··· DATASET

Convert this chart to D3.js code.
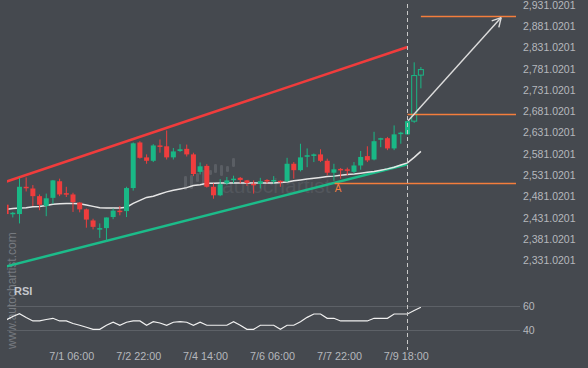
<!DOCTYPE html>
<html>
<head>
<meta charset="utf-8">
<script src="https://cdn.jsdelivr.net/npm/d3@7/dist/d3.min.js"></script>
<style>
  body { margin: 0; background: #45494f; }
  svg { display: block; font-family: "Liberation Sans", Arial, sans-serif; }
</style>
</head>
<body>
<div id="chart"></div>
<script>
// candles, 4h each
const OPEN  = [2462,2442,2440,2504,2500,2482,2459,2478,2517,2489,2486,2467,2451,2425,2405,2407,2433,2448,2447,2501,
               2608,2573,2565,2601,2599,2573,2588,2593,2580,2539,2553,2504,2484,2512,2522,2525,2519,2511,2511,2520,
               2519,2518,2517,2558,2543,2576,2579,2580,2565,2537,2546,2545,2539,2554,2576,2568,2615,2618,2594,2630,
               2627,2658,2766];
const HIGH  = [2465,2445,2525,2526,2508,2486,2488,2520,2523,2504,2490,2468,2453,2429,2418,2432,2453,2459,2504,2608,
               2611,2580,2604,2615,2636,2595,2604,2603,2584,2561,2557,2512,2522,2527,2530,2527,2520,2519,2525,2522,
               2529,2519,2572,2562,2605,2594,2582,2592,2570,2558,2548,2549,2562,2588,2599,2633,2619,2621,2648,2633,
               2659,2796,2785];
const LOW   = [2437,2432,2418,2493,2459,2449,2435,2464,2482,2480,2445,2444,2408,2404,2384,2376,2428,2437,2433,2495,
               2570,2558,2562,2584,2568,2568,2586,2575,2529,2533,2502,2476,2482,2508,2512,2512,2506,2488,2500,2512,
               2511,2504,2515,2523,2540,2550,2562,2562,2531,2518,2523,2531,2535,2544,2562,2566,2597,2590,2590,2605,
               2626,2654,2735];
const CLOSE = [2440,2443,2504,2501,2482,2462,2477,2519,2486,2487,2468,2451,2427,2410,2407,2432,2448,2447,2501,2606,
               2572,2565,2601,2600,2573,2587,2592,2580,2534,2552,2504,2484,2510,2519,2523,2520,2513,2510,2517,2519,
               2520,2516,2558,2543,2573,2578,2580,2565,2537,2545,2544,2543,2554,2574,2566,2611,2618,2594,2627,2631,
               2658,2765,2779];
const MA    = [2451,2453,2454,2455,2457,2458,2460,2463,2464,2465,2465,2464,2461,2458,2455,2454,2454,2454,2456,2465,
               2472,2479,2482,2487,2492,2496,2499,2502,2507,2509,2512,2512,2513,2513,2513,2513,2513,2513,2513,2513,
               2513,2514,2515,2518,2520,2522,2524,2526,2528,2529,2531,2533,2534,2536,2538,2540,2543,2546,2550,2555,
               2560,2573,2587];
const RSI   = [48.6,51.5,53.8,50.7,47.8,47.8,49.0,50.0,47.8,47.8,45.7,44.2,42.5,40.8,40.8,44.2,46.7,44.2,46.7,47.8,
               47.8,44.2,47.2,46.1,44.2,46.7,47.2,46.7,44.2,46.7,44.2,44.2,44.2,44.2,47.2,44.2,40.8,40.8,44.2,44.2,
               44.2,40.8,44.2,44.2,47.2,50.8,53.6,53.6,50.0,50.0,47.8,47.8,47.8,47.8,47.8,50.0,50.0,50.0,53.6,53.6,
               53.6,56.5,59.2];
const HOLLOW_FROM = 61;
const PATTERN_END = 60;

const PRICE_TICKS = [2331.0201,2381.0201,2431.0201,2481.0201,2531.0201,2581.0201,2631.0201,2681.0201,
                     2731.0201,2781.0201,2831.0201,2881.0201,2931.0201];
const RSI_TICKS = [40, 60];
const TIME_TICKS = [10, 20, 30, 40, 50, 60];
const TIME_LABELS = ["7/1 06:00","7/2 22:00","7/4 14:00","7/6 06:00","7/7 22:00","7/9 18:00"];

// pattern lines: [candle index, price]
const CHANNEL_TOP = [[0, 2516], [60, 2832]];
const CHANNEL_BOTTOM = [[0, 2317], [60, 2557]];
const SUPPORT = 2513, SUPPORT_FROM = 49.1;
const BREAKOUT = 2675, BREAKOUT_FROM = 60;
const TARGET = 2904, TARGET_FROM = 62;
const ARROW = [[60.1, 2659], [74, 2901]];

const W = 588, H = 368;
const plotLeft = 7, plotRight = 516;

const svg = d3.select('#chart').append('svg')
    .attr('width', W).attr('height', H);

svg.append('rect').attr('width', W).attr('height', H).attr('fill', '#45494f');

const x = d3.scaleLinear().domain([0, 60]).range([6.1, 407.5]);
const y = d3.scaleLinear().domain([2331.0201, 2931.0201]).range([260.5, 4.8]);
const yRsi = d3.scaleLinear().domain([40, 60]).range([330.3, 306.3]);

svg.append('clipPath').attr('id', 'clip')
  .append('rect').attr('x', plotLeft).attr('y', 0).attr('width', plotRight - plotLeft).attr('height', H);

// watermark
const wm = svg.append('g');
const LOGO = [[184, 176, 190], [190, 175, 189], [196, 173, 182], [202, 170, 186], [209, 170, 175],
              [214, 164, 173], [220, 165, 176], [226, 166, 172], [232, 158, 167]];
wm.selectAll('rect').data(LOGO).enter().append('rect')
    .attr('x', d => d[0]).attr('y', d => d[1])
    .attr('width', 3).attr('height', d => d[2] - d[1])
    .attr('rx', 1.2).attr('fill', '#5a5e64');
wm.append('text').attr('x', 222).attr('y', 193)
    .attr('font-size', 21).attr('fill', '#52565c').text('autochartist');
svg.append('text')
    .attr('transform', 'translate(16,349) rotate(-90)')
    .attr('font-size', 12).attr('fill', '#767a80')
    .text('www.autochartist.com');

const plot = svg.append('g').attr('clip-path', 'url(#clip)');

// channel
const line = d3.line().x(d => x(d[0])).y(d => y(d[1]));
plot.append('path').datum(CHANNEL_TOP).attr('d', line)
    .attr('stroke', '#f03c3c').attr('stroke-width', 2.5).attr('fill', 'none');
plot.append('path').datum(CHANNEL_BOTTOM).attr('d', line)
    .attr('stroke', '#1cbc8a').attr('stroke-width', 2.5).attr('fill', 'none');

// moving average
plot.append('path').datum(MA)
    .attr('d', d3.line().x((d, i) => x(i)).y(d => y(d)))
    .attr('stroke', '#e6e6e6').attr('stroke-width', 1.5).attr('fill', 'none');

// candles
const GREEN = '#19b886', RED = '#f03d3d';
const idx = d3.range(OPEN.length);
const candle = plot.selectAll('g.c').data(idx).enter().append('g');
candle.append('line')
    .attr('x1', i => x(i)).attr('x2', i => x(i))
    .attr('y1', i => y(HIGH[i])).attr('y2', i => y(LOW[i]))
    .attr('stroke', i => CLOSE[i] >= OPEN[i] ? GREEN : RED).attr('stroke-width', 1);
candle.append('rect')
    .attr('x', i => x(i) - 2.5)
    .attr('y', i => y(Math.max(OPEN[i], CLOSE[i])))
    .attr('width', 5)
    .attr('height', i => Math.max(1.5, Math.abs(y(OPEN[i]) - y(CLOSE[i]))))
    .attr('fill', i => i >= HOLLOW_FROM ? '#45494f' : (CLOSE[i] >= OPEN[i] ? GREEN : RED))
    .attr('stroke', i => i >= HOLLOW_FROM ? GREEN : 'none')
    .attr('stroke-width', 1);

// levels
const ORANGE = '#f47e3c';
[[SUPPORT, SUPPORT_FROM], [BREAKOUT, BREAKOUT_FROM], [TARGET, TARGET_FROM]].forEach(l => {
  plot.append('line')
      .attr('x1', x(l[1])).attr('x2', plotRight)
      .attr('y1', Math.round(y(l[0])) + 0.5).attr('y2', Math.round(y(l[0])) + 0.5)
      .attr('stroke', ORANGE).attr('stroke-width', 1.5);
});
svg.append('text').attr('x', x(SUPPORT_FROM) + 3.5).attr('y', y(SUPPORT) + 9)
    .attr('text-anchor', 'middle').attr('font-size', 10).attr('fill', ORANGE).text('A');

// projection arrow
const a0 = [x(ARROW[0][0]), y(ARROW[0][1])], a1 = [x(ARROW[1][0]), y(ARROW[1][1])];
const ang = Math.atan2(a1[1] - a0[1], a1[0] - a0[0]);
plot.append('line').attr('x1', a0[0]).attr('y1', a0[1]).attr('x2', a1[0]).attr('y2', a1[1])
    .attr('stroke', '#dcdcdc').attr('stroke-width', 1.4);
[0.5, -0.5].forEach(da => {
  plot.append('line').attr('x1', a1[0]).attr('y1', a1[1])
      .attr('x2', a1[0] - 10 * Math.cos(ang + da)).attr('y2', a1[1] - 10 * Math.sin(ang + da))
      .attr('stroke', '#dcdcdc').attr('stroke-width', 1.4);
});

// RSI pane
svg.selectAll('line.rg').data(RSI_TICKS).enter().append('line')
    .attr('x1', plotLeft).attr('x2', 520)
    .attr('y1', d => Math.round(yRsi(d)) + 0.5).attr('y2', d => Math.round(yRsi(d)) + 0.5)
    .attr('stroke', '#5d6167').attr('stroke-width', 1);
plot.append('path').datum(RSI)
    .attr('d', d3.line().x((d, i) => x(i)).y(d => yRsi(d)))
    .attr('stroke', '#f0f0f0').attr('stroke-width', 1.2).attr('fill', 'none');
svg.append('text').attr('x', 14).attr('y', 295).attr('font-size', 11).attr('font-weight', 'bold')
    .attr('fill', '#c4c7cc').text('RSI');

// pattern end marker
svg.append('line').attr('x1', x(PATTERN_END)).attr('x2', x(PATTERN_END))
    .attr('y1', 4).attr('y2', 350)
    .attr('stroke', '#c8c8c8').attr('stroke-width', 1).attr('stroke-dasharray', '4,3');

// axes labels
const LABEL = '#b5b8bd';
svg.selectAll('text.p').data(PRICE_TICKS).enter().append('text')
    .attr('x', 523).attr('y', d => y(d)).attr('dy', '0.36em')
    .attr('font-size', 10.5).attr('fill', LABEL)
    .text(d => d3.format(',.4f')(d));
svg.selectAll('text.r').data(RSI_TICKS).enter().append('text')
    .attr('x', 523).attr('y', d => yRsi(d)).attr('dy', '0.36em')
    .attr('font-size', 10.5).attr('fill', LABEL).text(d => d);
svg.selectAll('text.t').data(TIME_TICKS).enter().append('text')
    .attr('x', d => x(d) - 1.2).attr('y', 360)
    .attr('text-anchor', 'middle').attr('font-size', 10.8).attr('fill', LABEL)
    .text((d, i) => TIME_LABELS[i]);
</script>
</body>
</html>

······
··· DATASET

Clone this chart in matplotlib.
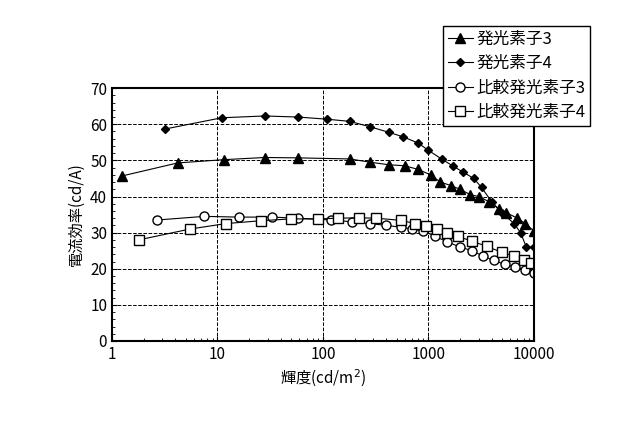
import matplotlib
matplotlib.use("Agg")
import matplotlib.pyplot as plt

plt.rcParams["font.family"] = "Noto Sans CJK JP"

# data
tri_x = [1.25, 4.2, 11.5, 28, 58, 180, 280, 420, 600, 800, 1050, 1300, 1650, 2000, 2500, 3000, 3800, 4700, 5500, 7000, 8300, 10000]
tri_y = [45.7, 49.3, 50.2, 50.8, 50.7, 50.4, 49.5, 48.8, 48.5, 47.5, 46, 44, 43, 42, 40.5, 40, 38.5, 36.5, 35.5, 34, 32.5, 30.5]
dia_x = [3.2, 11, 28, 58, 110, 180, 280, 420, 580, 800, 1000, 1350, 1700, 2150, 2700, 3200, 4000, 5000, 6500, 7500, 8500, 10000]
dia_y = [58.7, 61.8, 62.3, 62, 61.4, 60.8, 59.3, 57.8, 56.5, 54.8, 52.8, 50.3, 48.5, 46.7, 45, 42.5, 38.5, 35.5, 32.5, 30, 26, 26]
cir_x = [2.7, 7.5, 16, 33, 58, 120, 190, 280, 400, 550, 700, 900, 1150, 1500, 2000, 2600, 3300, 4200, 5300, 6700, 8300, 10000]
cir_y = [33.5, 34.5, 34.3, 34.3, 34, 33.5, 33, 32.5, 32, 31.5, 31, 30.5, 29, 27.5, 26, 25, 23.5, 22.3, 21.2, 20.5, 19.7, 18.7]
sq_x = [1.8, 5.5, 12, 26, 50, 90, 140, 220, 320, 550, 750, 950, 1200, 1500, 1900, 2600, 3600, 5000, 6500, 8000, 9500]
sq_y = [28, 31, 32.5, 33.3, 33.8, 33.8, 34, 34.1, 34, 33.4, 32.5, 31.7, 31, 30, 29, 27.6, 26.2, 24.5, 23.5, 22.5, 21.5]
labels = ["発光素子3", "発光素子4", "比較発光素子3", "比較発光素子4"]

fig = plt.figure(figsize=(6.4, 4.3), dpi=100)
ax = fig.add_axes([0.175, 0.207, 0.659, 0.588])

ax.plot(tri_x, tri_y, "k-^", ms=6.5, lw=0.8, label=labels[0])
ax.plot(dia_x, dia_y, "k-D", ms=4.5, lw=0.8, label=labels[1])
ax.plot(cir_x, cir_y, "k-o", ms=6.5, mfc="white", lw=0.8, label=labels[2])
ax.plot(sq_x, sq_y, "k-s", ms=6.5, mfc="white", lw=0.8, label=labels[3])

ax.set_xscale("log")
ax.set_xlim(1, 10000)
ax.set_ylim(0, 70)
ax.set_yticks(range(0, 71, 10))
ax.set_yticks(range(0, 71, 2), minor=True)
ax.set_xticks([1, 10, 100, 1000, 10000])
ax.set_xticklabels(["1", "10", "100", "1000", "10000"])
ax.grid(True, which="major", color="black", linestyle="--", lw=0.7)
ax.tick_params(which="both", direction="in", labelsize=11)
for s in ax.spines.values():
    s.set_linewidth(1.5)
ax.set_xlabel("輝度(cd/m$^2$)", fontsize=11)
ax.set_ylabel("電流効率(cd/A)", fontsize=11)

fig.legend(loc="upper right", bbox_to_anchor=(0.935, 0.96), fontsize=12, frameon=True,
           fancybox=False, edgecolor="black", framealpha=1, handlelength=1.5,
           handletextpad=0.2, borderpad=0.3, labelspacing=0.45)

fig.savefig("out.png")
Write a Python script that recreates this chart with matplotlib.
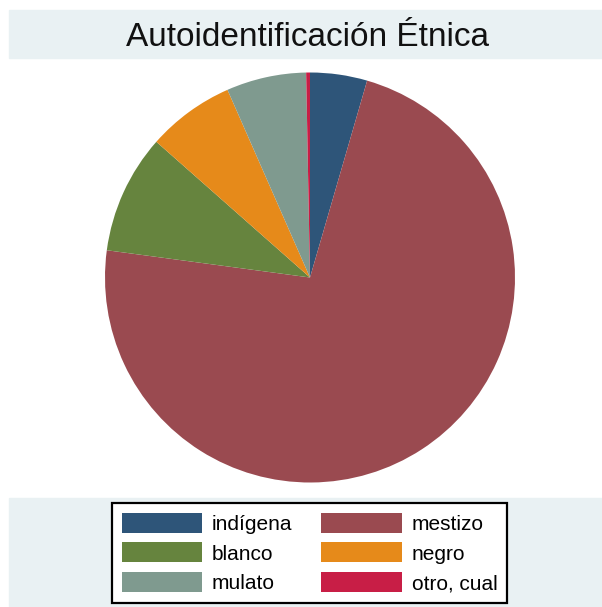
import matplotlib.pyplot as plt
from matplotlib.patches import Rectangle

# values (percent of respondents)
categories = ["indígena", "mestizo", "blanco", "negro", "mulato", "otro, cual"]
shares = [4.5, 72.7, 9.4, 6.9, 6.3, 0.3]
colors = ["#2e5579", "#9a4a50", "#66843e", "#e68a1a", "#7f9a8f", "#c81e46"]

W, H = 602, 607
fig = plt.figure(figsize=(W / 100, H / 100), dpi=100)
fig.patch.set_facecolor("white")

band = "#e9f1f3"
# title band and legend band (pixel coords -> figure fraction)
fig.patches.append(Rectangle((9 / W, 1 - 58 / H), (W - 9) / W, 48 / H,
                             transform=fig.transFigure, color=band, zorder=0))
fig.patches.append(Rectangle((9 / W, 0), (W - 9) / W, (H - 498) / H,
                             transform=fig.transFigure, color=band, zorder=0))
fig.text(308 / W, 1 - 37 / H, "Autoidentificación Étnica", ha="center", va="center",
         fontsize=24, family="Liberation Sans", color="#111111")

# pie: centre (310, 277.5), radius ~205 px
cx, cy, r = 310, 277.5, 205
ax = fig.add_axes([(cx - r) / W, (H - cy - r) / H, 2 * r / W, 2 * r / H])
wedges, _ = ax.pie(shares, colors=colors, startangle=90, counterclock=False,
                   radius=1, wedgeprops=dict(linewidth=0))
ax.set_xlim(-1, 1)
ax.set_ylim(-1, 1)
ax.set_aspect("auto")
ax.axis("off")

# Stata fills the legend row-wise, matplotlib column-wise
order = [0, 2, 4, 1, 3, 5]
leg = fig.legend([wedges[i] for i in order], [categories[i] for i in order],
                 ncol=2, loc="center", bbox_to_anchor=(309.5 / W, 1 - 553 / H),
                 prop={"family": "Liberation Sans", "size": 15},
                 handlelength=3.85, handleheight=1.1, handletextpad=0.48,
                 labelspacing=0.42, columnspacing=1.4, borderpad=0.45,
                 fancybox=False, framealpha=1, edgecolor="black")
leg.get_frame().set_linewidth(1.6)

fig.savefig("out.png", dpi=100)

······

* **AIM OF THE EXERCISE**
Word for word, retype the lines in the entries above that run from the one with "Clone this chart in matplotlib." through the one with "ax = fig.add_axes([0.175, 0.207, 0.659, 0.588])". Both ends count; pictures do not.

* **IN RESPONSE**
Clone this chart in matplotlib.
import matplotlib
matplotlib.use("Agg")
import matplotlib.pyplot as plt

plt.rcParams["font.family"] = "Noto Sans CJK JP"

# data
tri_x = [1.25, 4.2, 11.5, 28, 58, 180, 280, 420, 600, 800, 1050, 1300, 1650, 2000, 2500, 3000, 3800, 4700, 5500, 7000, 8300, 10000]
tri_y = [45.7, 49.3, 50.2, 50.8, 50.7, 50.4, 49.5, 48.8, 48.5, 47.5, 46, 44, 43, 42, 40.5, 40, 38.5, 36.5, 35.5, 34, 32.5, 30.5]
dia_x = [3.2, 11, 28, 58, 110, 180, 280, 420, 580, 800, 1000, 1350, 1700, 2150, 2700, 3200, 4000, 5000, 6500, 7500, 8500, 10000]
dia_y = [58.7, 61.8, 62.3, 62, 61.4, 60.8, 59.3, 57.8, 56.5, 54.8, 52.8, 50.3, 48.5, 46.7, 45, 42.5, 38.5, 35.5, 32.5, 30, 26, 26]
cir_x = [2.7, 7.5, 16, 33, 58, 120, 190, 280, 400, 550, 700, 900, 1150, 1500, 2000, 2600, 3300, 4200, 5300, 6700, 8300, 10000]
cir_y = [33.5, 34.5, 34.3, 34.3, 34, 33.5, 33, 32.5, 32, 31.5, 31, 30.5, 29, 27.5, 26, 25, 23.5, 22.3, 21.2, 20.5, 19.7, 18.7]
sq_x = [1.8, 5.5, 12, 26, 50, 90, 140, 220, 320, 550, 750, 950, 1200, 1500, 1900, 2600, 3600, 5000, 6500, 8000, 9500]
sq_y = [28, 31, 32.5, 33.3, 33.8, 33.8, 34, 34.1, 34, 33.4, 32.5, 31.7, 31, 30, 29, 27.6, 26.2, 24.5, 23.5, 22.5, 21.5]
labels = ["発光素子3", "発光素子4", "比較発光素子3", "比較発光素子4"]

fig = plt.figure(figsize=(6.4, 4.3), dpi=100)
ax = fig.add_axes([0.175, 0.207, 0.659, 0.588])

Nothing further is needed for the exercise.